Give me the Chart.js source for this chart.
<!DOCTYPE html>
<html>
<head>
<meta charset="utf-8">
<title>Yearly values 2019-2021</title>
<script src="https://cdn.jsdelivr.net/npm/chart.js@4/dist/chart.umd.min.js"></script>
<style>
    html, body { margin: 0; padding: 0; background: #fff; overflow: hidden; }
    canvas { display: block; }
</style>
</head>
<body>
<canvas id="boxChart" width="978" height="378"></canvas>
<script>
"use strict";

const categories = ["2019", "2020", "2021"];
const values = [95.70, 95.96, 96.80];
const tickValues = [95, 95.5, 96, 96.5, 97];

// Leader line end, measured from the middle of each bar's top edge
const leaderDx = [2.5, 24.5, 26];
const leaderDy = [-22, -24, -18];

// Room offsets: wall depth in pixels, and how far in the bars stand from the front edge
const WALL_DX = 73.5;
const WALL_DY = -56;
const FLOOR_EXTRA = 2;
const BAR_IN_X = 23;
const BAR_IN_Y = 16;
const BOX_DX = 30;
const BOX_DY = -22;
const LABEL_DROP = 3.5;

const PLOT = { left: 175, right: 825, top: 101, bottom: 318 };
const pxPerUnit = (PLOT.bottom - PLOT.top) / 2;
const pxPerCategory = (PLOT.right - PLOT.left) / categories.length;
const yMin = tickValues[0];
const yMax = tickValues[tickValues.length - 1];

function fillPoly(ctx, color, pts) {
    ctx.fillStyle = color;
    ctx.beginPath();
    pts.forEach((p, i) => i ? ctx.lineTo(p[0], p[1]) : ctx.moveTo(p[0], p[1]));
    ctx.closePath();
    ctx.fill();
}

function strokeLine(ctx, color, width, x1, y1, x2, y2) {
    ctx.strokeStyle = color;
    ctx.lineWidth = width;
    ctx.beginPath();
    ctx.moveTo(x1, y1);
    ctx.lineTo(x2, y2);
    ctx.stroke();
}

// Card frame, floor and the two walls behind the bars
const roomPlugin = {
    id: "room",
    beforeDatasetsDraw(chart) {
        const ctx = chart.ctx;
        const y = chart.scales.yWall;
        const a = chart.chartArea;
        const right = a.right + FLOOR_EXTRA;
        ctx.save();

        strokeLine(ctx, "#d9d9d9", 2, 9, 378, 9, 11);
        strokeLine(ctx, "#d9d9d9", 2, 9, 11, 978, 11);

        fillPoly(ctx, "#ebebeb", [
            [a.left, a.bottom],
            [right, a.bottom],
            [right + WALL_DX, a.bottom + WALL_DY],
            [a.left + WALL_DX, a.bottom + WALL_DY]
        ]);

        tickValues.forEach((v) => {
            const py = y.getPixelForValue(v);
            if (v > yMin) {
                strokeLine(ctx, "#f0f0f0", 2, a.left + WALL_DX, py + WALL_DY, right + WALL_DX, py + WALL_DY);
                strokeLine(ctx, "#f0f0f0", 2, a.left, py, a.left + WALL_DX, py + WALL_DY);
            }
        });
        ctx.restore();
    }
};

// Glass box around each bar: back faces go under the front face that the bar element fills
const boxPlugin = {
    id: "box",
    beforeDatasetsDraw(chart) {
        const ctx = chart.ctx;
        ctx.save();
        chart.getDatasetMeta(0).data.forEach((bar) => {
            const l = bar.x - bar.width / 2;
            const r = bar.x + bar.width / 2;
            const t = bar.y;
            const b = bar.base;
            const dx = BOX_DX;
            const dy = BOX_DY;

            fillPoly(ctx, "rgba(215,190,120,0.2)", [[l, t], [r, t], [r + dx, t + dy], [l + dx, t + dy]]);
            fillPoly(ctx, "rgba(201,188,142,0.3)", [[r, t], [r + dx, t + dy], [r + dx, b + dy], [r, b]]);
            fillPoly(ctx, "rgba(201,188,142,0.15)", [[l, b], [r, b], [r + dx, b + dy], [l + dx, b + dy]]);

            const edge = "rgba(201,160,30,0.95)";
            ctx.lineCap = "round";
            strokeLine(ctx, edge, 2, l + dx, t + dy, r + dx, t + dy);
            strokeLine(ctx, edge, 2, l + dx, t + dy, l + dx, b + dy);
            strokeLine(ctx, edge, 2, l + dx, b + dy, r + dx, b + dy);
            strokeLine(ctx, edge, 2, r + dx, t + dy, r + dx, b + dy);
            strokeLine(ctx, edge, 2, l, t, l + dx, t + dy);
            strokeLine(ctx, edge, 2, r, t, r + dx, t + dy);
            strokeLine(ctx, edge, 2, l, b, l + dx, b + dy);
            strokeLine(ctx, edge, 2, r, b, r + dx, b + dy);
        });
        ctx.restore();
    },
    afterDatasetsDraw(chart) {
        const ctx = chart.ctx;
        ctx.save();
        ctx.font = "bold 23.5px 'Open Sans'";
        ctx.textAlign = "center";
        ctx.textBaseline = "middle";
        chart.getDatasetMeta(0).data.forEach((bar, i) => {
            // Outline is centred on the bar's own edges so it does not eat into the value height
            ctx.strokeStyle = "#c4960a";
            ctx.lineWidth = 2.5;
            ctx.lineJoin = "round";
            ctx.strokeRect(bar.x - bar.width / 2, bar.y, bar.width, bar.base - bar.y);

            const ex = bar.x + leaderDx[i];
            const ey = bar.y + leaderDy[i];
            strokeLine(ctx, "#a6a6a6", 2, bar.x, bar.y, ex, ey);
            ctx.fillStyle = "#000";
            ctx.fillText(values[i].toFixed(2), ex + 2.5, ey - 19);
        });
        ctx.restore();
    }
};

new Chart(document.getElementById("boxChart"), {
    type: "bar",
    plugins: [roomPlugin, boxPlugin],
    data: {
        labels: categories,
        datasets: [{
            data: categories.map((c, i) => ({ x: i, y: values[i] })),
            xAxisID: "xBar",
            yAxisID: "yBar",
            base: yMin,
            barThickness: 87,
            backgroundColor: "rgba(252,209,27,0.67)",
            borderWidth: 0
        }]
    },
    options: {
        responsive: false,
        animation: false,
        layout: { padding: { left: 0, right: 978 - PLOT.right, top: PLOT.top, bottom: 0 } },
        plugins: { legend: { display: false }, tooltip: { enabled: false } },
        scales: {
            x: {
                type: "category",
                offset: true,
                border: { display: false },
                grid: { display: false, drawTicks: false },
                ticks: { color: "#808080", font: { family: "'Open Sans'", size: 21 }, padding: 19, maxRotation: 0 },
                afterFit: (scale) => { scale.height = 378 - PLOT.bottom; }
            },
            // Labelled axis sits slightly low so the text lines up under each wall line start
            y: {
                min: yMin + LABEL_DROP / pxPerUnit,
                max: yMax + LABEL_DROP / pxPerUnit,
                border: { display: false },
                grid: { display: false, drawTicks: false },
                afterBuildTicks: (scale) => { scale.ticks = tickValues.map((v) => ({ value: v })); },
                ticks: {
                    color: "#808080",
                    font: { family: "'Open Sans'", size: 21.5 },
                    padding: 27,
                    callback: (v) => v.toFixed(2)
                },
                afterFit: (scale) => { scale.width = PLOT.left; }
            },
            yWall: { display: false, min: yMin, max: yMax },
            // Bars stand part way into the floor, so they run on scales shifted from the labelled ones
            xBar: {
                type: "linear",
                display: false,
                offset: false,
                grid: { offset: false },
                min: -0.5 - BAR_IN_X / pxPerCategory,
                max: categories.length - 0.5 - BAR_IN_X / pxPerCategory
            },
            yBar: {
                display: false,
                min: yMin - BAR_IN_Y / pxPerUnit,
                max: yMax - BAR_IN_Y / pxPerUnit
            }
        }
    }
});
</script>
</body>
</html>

=======

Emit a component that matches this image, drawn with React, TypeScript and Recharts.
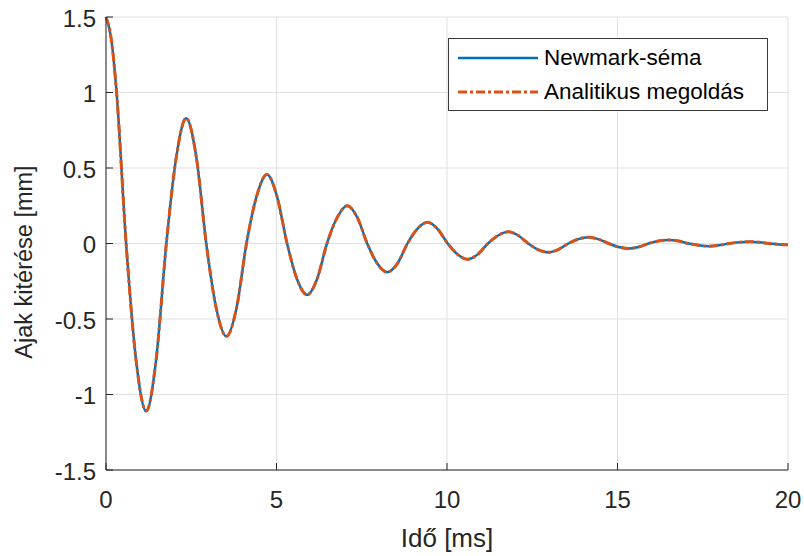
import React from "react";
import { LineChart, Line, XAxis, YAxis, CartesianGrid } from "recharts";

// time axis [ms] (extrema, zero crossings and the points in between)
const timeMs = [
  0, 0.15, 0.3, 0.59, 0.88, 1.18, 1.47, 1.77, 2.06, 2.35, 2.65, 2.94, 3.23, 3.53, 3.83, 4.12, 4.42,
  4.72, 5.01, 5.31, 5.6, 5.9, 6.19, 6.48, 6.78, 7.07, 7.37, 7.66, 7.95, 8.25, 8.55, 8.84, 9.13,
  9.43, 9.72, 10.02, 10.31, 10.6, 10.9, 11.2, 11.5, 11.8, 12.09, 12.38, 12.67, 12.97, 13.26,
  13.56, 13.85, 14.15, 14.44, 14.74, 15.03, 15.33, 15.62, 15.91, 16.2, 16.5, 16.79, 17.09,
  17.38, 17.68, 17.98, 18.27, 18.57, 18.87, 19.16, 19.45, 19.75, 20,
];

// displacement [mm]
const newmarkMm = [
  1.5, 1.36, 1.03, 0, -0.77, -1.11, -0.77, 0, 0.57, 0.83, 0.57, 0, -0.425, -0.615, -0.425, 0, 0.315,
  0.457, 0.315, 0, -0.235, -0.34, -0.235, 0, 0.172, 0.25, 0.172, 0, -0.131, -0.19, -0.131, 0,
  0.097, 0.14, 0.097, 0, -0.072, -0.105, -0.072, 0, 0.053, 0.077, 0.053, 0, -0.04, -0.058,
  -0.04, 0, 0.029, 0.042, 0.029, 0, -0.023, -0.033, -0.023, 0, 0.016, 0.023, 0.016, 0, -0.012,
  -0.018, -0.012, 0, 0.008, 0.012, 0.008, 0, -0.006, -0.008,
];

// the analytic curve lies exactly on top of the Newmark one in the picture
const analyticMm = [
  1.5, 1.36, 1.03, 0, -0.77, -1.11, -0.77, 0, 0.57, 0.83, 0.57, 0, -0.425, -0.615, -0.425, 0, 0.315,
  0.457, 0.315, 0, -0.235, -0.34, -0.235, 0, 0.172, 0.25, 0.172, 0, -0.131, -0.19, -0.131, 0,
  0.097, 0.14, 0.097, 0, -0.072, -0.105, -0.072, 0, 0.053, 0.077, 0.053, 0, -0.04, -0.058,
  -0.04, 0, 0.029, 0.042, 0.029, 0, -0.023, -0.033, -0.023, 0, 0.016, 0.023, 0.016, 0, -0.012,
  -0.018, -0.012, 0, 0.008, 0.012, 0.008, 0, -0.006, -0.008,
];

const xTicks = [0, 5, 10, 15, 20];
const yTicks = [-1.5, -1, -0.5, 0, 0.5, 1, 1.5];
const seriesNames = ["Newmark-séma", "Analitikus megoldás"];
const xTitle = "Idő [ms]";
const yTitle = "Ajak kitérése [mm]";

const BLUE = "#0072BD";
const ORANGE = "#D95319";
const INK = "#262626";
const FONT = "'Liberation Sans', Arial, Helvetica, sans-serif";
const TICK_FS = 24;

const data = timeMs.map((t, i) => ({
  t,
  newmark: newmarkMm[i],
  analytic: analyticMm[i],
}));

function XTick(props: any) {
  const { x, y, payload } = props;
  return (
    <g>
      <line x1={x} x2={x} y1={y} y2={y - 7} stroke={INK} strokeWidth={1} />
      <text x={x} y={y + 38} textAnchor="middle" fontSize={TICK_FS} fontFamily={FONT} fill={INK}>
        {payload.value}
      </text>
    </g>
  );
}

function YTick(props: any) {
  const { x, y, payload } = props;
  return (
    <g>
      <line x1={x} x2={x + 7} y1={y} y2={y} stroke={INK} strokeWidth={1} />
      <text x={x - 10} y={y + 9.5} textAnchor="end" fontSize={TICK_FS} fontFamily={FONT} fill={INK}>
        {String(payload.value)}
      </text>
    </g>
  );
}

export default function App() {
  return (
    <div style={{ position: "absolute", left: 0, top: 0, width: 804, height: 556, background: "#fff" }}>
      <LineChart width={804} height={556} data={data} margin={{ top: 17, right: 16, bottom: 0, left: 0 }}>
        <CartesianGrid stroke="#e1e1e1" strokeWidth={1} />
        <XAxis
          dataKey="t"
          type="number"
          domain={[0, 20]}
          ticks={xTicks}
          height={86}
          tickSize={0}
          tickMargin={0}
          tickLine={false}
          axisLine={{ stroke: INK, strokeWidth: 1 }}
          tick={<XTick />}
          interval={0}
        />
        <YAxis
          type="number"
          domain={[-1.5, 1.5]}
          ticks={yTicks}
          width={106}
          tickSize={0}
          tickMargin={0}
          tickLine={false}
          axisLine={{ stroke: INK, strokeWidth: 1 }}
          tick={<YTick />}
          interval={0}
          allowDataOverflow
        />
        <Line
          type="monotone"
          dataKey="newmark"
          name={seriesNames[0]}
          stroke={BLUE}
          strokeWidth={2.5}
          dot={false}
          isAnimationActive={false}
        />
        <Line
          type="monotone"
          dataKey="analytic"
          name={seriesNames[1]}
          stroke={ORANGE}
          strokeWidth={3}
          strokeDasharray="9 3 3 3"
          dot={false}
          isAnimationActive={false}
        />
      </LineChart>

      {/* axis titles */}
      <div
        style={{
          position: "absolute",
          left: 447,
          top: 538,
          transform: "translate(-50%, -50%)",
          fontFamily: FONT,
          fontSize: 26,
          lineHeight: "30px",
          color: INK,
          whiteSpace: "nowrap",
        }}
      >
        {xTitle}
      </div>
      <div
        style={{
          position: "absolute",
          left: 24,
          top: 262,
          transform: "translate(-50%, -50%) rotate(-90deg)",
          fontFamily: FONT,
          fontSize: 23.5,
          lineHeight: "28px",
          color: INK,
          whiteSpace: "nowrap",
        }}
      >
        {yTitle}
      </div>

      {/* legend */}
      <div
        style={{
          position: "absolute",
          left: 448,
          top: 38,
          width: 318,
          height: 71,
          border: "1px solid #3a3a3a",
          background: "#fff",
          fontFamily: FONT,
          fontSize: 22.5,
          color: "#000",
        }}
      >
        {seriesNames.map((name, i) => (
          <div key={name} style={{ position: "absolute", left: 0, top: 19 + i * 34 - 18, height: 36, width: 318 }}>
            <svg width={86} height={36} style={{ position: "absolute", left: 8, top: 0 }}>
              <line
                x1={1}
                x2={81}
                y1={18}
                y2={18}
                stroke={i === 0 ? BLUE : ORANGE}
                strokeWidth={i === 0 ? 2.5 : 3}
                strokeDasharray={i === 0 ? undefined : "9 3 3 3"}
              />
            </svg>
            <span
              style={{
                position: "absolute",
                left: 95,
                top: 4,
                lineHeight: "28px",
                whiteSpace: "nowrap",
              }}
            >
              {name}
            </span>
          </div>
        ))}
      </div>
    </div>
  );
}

=======

**Exercise brief**
From the entries above, return each line with the word "this" in it.

**Written answer**
Give me the Chart.js source for this chart.
Emit a component that matches this image, drawn with React, TypeScript and Recharts.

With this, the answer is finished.